XIII. You left out one: the Foxcommennarc-savante.
::burp::
(I love Veuve Clicquot, or whatever you're drinking this time)
And none of you are in any way commentards. (They've mostly abandoned me since I don't get covers anymore. Remind me why we want covers?) (Ah, right: because we're blogtards.) (And why am I referring to myself in the plural? Perhaps it's the fucktarded "we.") It's just you guys and the voices in my head reading this stuff. And the voices in my head are just reading hoping that I'll start typing "All work and no play makes Floyd a dull boy" over and over again.
JK: How about climatard?
(2) perhaps I don't
(3) what the hell is whither cheese
(4) I love top chef
(5) I won't
(6) feeling the shame
I think that response places me in the classification: twit.

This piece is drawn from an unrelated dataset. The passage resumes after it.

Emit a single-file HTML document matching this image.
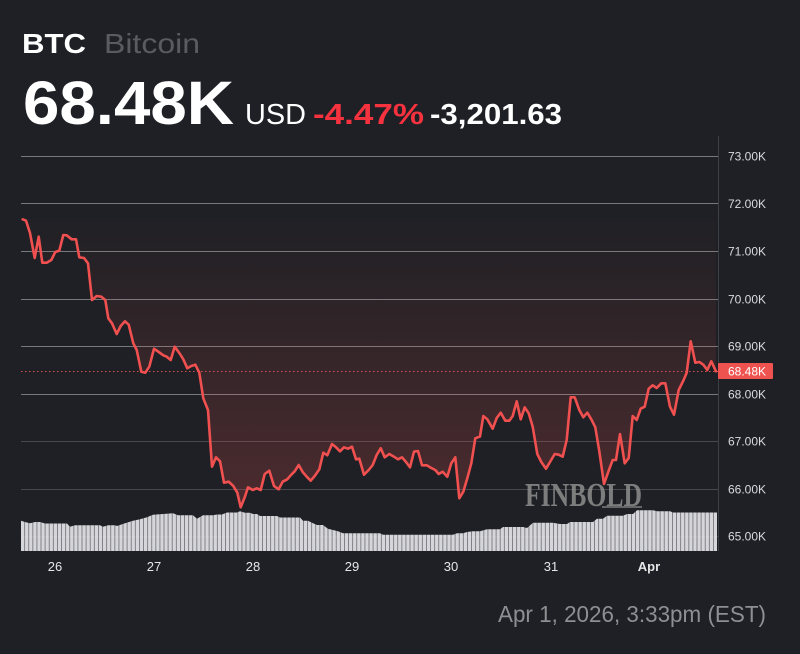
<!DOCTYPE html>
<html>
<head>
<meta charset="utf-8">
<style>
html,body{margin:0;padding:0;background:#1e2025;}
svg{display:block;}
text{font-family:"Liberation Sans",sans-serif;}
</style>
</head>
<body>
<svg width="800" height="654" viewBox="0 0 800 654" xmlns="http://www.w3.org/2000/svg">
<defs>
<linearGradient id="fillg" gradientUnits="userSpaceOnUse" x1="0" y1="205" x2="0" y2="510">
<stop offset="0" stop-color="#f0524f" stop-opacity="0"/>
<stop offset="1" stop-color="#f0524f" stop-opacity="0.22"/>
</linearGradient>
<pattern id="bars" patternUnits="userSpaceOnUse" x="21" y="0" width="4.1" height="654">
<rect x="0" y="0" width="3.3" height="654" fill="#d6d6da"/>
<rect x="3.3" y="0" width="0.8" height="654" fill="#7f8085"/>
</pattern>
</defs>
<rect width="800" height="654" fill="#1e2025"/>

<!-- Header -->
<text x="22" y="53" font-size="28" font-weight="bold" fill="#ffffff" textLength="64" lengthAdjust="spacingAndGlyphs">BTC</text>
<text x="104" y="53" font-size="28" fill="#5a5b60" textLength="96" lengthAdjust="spacingAndGlyphs">Bitcoin</text>
<text x="23" y="124" font-size="61" font-weight="bold" fill="#ffffff" textLength="211" lengthAdjust="spacingAndGlyphs">68.48K</text>
<text x="245" y="124" font-size="29" fill="#ffffff" textLength="61" lengthAdjust="spacingAndGlyphs">USD</text>
<text x="313" y="124" font-size="29" font-weight="bold" fill="#f7323f" textLength="111" lengthAdjust="spacingAndGlyphs">-4.47%</text>
<text x="430" y="124" font-size="29" font-weight="bold" fill="#ffffff" textLength="132" lengthAdjust="spacingAndGlyphs">-3,201.63</text>

<!-- Gridlines -->
<g stroke-width="1">
<line x1="21" y1="156.5" x2="718" y2="156.5" stroke="#77787c"/>
<line x1="21" y1="203.5" x2="718" y2="203.5" stroke="#77787c"/>
<line x1="21" y1="251.5" x2="718" y2="251.5" stroke="#77787c"/>
<line x1="21" y1="299.5" x2="718" y2="299.5" stroke="#77787c"/>
<line x1="21" y1="346.5" x2="718" y2="346.5" stroke="#77787c"/>
<line x1="21" y1="394.5" x2="718" y2="394.5" stroke="#77787c"/>
<line x1="21" y1="441.5" x2="718" y2="441.5" stroke="#46484d"/>
<line x1="21" y1="489.5" x2="718" y2="489.5" stroke="#46484d"/>
<line x1="21" y1="536.5" x2="718" y2="536.5" stroke="#46484d"/>
</g>

<!-- Area fill -->
<path fill="url(#fillg)" d="M22.7,219 L22.7,219.3 26,220.7 30,233 34.7,258 38.7,236.7 42.3,262.7 46.7,262.7 51.3,260 55.3,252 59.3,250.7 63.3,235 66.7,235.3 71.7,239.3 76,239.3 79.3,257.3 84,258 88,263.3 92,300 96.7,296 101.3,296.7 105.3,300 108.3,318.3 112,323.3 116.7,334 120.7,326 125,321.3 128.7,324.7 133.3,343.3 136.7,350 141.3,371.7 145.3,372.7 149.3,366.7 154,348.7 158.7,352 163.3,355.3 166.7,356.7 170.7,360 174.7,346.7 180,354 183.3,359.3 187.3,368.3 191.3,366 195.3,364.7 199.3,372.7 203.3,398.3 208,410 212,466.7 216,457.3 220,461.3 224,482.7 228.7,481.7 233.3,486 237.3,492.7 240.7,507.3 244.7,497.3 248,487.3 252.7,490 256.7,488.3 260.7,490 264.7,474 269.3,470.7 274,486 278.7,489.3 282.7,481.7 287.3,479.3 290.7,475.3 294.7,471.3 298.7,465 302.7,472 306.7,476.7 310.7,480.7 314.7,476 319.3,469.3 323.3,452.7 327.3,455.3 332,444 336,447.3 340,451.3 344,447.3 348,448.7 352,446.7 356,459.3 359.3,458.7 364,474.7 368.7,470 372.7,465 376.7,455 380.7,448.3 384.7,457.3 389.3,454 394,456.7 398,459.3 402,457.3 406,462 410,467.3 414,451.7 418,451 422,465.3 426.7,465.3 431.3,468 435.3,470 438.7,474 442.7,471.7 447.3,476.7 451.3,463.3 455.3,457.3 459.3,498.3 463.3,491.7 467.3,478.3 471.3,463.3 475.3,438.3 480,436.5 483.3,416 487.3,419.3 492.7,428.7 496.7,418 500.7,412.7 505.3,420.7 509.3,420.7 512.7,416 516.7,401.3 520.7,419.3 524.7,407.3 528.7,413.3 532.7,426.7 537.3,454 541.3,462 546,468.7 550,462 554.7,454 558.7,454.7 562.7,456.7 566.7,440 570.7,397.3 574.7,397.3 579.3,410 583.3,417.3 587.3,412.7 591.3,419.3 595.3,427.3 599.3,451.3 604,484 608.7,470.7 612.7,460 616,460 620,434 624.7,463.3 628.7,458 632.7,416 636.7,420 640.7,408.7 644.7,406.7 648.7,388.7 652.7,385.3 656.7,388 661.3,383.3 665.3,383.3 670,406.7 674,414.7 678.7,390 683.3,380.7 686.7,372.7 690.7,341.3 695.3,362.7 699.3,362 703.3,364.7 707.3,370 711.3,361.3 716,371.3 L716,219 Z"/>

<!-- Volume bars -->
<polygon fill="url(#bars)" points="21,551 21,520.7 25,522 30,523.3 35,522 40,522 45,523.5 67,523.5 70,526.7 75,525.3 100,525.3 103,526.7 108,525.3 115,525.3 117,526 125,523.3 133,520.7 140,519.3 147,517.3 153,514.7 173,513.3 178,515.3 193,515.3 197,518.7 203,515.3 213,515.3 217,514.5 222,514.5 227,512.5 237,512.5 240,511.3 245,512.7 250,512.7 253,514 257,514 260,516 277,516 280,517.5 300,517.5 303,520.7 308,520.7 312,522.7 317,525 323,525 328,528.7 333,530 338,531.3 343,533.3 380,533.3 383,534.7 453,534.7 457,533.3 463,533.3 467,532 473,531.3 480,531.3 487,529.3 500,529.3 503,527 523,527 527,528 533,522.7 553,522.7 560,524 567,524 570,522 593,522 597,518.7 603,518.7 607,515.7 623,515.7 627,514 633,514 637,510.3 653,510.3 657,511.3 670,511.3 673,512.5 717,512.5 717,551"/>
<line x1="21" y1="537" x2="717" y2="537" stroke="#ffffff" stroke-opacity="0.12" stroke-width="1"/>

<!-- Watermark -->
<text x="525" y="506" font-size="34" font-weight="bold" fill="#8e8e8e" fill-opacity="0.85" textLength="117" lengthAdjust="spacingAndGlyphs" style="font-family:'Liberation Serif',serif">FINBOLD</text>
<line x1="602" y1="507" x2="642" y2="507" stroke="#8e8e8e" stroke-width="1.5" stroke-opacity="0.85"/>

<!-- Current price dotted line -->
<line x1="21" y1="371.5" x2="718" y2="371.5" stroke="#ef5350" stroke-width="1" stroke-dasharray="1.5,2.5" stroke-opacity="0.9"/>

<!-- Price line -->
<polyline fill="none" stroke="#f0504f" stroke-width="2.6" stroke-linejoin="round" stroke-linecap="round" points="22.7,219.3 26,220.7 30,233 34.7,258 38.7,236.7 42.3,262.7 46.7,262.7 51.3,260 55.3,252 59.3,250.7 63.3,235 66.7,235.3 71.7,239.3 76,239.3 79.3,257.3 84,258 88,263.3 92,300 96.7,296 101.3,296.7 105.3,300 108.3,318.3 112,323.3 116.7,334 120.7,326 125,321.3 128.7,324.7 133.3,343.3 136.7,350 141.3,371.7 145.3,372.7 149.3,366.7 154,348.7 158.7,352 163.3,355.3 166.7,356.7 170.7,360 174.7,346.7 180,354 183.3,359.3 187.3,368.3 191.3,366 195.3,364.7 199.3,372.7 203.3,398.3 208,410 212,466.7 216,457.3 220,461.3 224,482.7 228.7,481.7 233.3,486 237.3,492.7 240.7,507.3 244.7,497.3 248,487.3 252.7,490 256.7,488.3 260.7,490 264.7,474 269.3,470.7 274,486 278.7,489.3 282.7,481.7 287.3,479.3 290.7,475.3 294.7,471.3 298.7,465 302.7,472 306.7,476.7 310.7,480.7 314.7,476 319.3,469.3 323.3,452.7 327.3,455.3 332,444 336,447.3 340,451.3 344,447.3 348,448.7 352,446.7 356,459.3 359.3,458.7 364,474.7 368.7,470 372.7,465 376.7,455 380.7,448.3 384.7,457.3 389.3,454 394,456.7 398,459.3 402,457.3 406,462 410,467.3 414,451.7 418,451 422,465.3 426.7,465.3 431.3,468 435.3,470 438.7,474 442.7,471.7 447.3,476.7 451.3,463.3 455.3,457.3 459.3,498.3 463.3,491.7 467.3,478.3 471.3,463.3 475.3,438.3 480,436.5 483.3,416 487.3,419.3 492.7,428.7 496.7,418 500.7,412.7 505.3,420.7 509.3,420.7 512.7,416 516.7,401.3 520.7,419.3 524.7,407.3 528.7,413.3 532.7,426.7 537.3,454 541.3,462 546,468.7 550,462 554.7,454 558.7,454.7 562.7,456.7 566.7,440 570.7,397.3 574.7,397.3 579.3,410 583.3,417.3 587.3,412.7 591.3,419.3 595.3,427.3 599.3,451.3 604,484 608.7,470.7 612.7,460 616,460 620,434 624.7,463.3 628.7,458 632.7,416 636.7,420 640.7,408.7 644.7,406.7 648.7,388.7 652.7,385.3 656.7,388 661.3,383.3 665.3,383.3 670,406.7 674,414.7 678.7,390 683.3,380.7 686.7,372.7 690.7,341.3 695.3,362.7 699.3,362 703.3,364.7 707.3,370 711.3,361.3 716,371.3"/>

<!-- Right axis -->
<line x1="718.5" y1="136" x2="718.5" y2="551" stroke="#3c3f46" stroke-width="1"/>
<g font-size="12" fill="#d9dadd">
<text x="728" y="160.5">73.00K</text>
<text x="728" y="208">72.00K</text>
<text x="728" y="255.5">71.00K</text>
<text x="728" y="303.5">70.00K</text>
<text x="728" y="350.5">69.00K</text>
<text x="728" y="398.5">68.00K</text>
<text x="728" y="445.5">67.00K</text>
<text x="728" y="493.5">66.00K</text>
<text x="728" y="540.5">65.00K</text>
</g>
<rect x="718" y="363" width="55" height="16" fill="#ef5350" rx="1"/>
<text x="728" y="375.5" font-size="12" fill="#ffffff">68.48K</text>

<!-- X axis labels -->
<g font-size="13" fill="#e6e6e8" text-anchor="middle">
<text x="55" y="571">26</text>
<text x="154" y="571">27</text>
<text x="253" y="571">28</text>
<text x="352" y="571">29</text>
<text x="451" y="571">30</text>
<text x="551" y="571">31</text>
<text x="649" y="571" font-weight="bold">Apr</text>
</g>

<!-- Footer -->
<text x="498" y="622" font-size="23" fill="#8f8f93" textLength="268" lengthAdjust="spacingAndGlyphs">Apr 1, 2026, 3:33pm (EST)</text>
</svg>
</body>
</html>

General, in Southern Indiana and points south, you'd be a nosnowtard, as in "She ain't got no snow tars on her Farbird."
:P
Great piece, as always. R
I'll stop now.
Oh, and Frank, thanks for helping JK out in my absence. How'd you like a job as my customer service guy?
It's good to know we're all tards of one sort or another.
And Gwendolyn, that was 9 "fucktards" in one sentence. Let us not diminish my achievement.
Also, neilpaul, thanks for the compliment; though I know you're just being kind, one day I do hope to get my IQ up into that 25-50 imbecile range.
WSFTC, I think Sarah Palin's got that gig all locked up; she is, of course, regardless of her protestations, a candidatard.
John, the planet's blue, dude. You just have some schmutz on your glasses. Again.
Also, I think I declared Trig "Mayor McTard" (you know, from Tardville) a while ago.
Suddenly, the word tardy is taking on a whole new meaning...
1. How much does the position pay?
2. Can I work from home?
3. I am more of a zinfandel guy. Cool?
4. Do you care about "repeat business" or "good word of mouth"?
5. May I assign new "-tard" categories at will?
Oh, and what about vacation?
Sis, taken care of. I spammed it to all your cow-orkers. Hmmm...probably shouldn't have used that 'sbrother@yahoo.com account, huh?
People aren't paying me to write? Holy shit, what am I doing this for, then?
Frank:
1) You get a percentage of everything I make blogging.
B) I plan to move the shop into your home, so sure.
III) As you're paying for alcohol, knock yourself out.
100 (base 2)) I know neither of the terms to which you allude. Please speak American, as, being an American, I know no other languages.
v) Yes, but not to women I hope to date.
As you're getting paid out of my blogging income, pretty much every day would be a vacation.
Ain't been on in a while, so I reckon I'm a tardytard, certainly an Appalachitard, one of them activist-tards, an' been called a tree huggytard.
All that tardiness will make a man real tard. Plumb tuckered.
By the way, somebody you don't know is called a jasper. "See that jasper ov' 'ere? He's some kinda furrin tard or somethin'. Salestard, likely."
Stephen, good to see you again, man. So, when you get old and stop working, are you retard?
Man, I wish I'd thought of that one while writing the fucking essay.
Also, that if you're a dancer and a moron, or perhaps an imbecile born from July 23-August 22, you're a leotard. (Yes, I had to look that up. I do not astrologize.)
(Oh, and just for the record, Glenn Beck can go suck a chode)
Wch = CG
where Wch = Word the that starts with "CH" and ends with "D' and CG = "Comedy Gold."
Michael: Me neither, except for the "tard bomb" I'm developing in my basement.